Code that draws figures
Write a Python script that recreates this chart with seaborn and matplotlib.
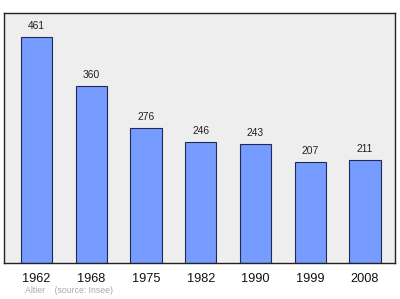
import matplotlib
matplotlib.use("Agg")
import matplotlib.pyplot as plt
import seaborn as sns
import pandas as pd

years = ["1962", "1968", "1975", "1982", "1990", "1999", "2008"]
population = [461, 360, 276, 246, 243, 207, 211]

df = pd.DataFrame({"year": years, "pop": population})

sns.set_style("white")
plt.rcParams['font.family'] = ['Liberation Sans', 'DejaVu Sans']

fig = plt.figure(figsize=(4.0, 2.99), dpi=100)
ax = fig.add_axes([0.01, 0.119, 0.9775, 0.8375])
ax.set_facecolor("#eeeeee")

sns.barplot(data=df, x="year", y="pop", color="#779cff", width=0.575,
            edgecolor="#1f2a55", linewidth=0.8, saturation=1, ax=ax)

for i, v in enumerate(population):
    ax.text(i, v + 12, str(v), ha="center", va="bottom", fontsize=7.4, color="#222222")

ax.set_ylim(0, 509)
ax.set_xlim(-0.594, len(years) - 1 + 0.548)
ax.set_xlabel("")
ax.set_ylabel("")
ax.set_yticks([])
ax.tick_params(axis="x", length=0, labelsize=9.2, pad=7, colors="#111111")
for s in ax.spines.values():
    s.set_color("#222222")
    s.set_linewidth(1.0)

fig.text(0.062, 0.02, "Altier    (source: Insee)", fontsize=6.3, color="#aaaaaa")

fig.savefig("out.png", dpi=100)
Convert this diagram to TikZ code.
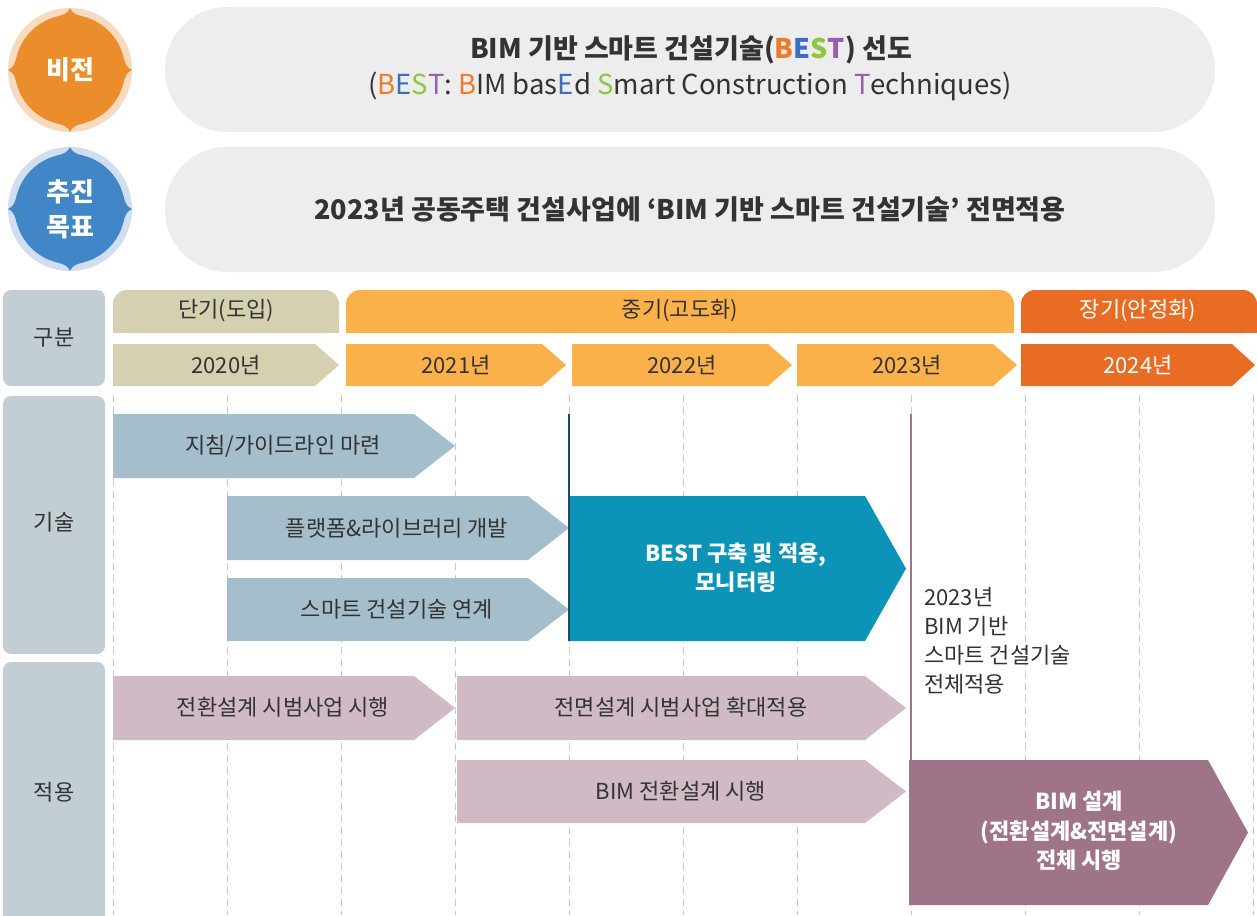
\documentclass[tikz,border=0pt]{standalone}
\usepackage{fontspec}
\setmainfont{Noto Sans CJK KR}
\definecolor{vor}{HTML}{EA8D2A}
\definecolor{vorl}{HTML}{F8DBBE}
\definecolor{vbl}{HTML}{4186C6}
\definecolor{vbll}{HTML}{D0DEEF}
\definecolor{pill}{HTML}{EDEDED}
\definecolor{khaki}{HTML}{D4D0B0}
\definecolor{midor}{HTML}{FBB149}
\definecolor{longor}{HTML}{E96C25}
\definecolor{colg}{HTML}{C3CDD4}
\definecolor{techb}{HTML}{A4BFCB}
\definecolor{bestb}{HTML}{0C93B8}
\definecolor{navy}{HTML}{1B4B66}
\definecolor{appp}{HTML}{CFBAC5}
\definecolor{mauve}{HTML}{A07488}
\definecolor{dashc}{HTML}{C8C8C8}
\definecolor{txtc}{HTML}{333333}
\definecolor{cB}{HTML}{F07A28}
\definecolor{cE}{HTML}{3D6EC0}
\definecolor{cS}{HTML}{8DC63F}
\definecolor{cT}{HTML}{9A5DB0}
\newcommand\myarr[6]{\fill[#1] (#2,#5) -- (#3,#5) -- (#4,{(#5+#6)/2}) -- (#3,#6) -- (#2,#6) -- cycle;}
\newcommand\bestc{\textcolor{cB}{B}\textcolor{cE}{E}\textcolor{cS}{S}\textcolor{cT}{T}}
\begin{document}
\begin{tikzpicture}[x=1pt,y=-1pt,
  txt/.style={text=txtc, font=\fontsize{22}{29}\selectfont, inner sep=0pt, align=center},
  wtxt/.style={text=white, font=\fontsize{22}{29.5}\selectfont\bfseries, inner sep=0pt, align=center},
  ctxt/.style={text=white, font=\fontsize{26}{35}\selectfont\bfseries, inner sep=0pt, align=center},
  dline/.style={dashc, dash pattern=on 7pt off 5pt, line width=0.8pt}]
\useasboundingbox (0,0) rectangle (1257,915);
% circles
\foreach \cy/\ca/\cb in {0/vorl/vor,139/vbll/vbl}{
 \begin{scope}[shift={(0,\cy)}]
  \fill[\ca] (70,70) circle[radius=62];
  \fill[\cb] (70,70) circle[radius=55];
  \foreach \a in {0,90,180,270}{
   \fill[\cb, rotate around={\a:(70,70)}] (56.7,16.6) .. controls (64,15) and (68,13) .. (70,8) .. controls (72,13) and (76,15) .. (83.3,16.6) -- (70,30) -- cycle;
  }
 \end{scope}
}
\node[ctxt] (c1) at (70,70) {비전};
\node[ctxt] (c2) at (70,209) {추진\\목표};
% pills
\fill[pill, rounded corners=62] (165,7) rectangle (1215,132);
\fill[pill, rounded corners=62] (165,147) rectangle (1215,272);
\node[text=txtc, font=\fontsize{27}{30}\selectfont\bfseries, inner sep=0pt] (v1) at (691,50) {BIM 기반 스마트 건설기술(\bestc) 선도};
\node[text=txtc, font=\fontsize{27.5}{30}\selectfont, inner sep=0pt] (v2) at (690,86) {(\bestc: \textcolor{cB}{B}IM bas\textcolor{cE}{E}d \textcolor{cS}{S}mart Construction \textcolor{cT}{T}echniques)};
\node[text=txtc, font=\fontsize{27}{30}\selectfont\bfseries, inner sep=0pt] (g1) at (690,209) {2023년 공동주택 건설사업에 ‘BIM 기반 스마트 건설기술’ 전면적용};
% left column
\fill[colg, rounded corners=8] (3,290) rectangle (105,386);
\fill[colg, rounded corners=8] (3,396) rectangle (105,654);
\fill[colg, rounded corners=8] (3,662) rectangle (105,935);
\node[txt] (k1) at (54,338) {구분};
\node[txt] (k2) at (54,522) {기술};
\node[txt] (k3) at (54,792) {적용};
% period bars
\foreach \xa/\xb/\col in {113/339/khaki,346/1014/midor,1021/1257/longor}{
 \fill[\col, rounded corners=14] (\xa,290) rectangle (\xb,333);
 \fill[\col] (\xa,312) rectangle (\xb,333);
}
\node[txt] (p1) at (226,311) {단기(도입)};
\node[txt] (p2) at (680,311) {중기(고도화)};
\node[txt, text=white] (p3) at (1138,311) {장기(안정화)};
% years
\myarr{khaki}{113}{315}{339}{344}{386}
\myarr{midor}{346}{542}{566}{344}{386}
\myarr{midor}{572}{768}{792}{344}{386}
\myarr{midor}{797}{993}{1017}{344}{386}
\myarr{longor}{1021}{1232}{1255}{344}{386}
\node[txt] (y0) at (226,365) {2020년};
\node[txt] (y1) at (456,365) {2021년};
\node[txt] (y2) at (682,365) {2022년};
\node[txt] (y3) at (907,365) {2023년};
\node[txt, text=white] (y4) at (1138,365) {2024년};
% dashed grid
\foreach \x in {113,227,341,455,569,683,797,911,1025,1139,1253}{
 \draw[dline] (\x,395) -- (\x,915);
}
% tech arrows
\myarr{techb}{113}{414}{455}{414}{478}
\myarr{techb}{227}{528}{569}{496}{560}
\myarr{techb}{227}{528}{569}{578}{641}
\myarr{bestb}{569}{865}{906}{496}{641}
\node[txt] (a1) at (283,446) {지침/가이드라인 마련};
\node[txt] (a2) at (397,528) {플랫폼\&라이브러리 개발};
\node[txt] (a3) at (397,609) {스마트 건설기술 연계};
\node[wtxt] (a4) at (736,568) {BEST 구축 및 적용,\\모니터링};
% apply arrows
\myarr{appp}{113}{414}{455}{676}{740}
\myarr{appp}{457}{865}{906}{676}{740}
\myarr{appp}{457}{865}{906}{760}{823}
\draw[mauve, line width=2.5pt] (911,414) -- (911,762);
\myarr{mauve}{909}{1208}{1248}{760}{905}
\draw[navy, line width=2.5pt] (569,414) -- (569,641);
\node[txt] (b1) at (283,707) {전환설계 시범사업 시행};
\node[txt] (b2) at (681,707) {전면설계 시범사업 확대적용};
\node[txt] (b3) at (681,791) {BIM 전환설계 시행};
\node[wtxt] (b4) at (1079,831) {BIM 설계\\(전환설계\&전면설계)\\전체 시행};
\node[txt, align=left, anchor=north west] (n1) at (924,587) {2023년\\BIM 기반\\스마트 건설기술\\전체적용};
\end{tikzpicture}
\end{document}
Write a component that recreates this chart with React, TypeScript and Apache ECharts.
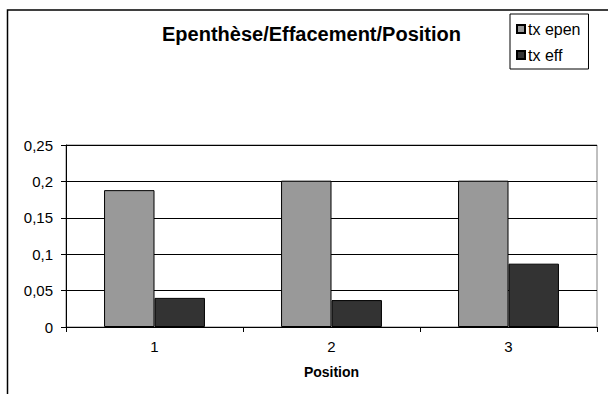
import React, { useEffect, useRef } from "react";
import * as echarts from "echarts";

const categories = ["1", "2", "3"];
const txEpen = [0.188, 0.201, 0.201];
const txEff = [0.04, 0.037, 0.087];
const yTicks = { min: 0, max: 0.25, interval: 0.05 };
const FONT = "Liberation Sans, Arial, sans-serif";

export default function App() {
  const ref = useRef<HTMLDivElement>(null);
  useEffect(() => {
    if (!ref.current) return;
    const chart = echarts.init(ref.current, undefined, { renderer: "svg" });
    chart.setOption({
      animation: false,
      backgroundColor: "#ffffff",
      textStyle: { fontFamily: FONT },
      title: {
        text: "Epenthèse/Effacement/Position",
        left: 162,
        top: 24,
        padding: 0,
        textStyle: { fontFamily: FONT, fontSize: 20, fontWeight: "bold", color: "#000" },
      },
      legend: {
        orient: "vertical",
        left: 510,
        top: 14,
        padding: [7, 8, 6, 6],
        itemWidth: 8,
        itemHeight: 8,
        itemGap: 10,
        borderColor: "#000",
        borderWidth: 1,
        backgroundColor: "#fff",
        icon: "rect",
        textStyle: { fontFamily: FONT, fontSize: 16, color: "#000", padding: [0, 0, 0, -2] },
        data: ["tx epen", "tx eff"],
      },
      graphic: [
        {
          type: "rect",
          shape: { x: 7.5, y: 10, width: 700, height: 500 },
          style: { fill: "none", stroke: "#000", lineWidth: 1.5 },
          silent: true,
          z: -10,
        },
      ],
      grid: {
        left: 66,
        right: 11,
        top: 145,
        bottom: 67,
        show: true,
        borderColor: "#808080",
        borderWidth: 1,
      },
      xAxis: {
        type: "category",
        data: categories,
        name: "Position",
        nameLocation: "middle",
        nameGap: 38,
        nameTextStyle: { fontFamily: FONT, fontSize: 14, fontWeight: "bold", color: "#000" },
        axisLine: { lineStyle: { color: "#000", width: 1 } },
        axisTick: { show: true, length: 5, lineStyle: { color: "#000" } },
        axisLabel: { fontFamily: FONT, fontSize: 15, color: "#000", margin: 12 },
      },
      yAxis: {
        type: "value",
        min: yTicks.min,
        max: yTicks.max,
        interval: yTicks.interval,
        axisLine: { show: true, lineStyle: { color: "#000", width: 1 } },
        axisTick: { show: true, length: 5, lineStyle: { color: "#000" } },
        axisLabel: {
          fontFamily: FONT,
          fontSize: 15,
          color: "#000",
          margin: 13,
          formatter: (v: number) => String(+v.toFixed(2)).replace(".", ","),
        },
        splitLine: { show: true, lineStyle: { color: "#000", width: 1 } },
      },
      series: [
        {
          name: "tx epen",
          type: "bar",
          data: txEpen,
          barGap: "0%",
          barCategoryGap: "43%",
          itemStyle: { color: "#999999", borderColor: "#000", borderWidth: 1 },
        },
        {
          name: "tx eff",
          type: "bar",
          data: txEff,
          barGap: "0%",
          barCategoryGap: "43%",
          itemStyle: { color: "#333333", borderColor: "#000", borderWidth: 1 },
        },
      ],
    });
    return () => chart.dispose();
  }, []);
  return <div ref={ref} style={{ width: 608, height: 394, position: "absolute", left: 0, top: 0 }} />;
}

- _The exercise_:
Give again, please, precisely the lines that begin the records and run through the line with "population = [461, 360, 276, 246, 243, 207, 211]" in it, keeping both end lines and dropping any pictures.

- _Solution below_:
Write a Python script that recreates this chart with seaborn and matplotlib.
import matplotlib
matplotlib.use("Agg")
import matplotlib.pyplot as plt
import seaborn as sns
import pandas as pd

years = ["1962", "1968", "1975", "1982", "1990", "1999", "2008"]
population = [461, 360, 276, 246, 243, 207, 211]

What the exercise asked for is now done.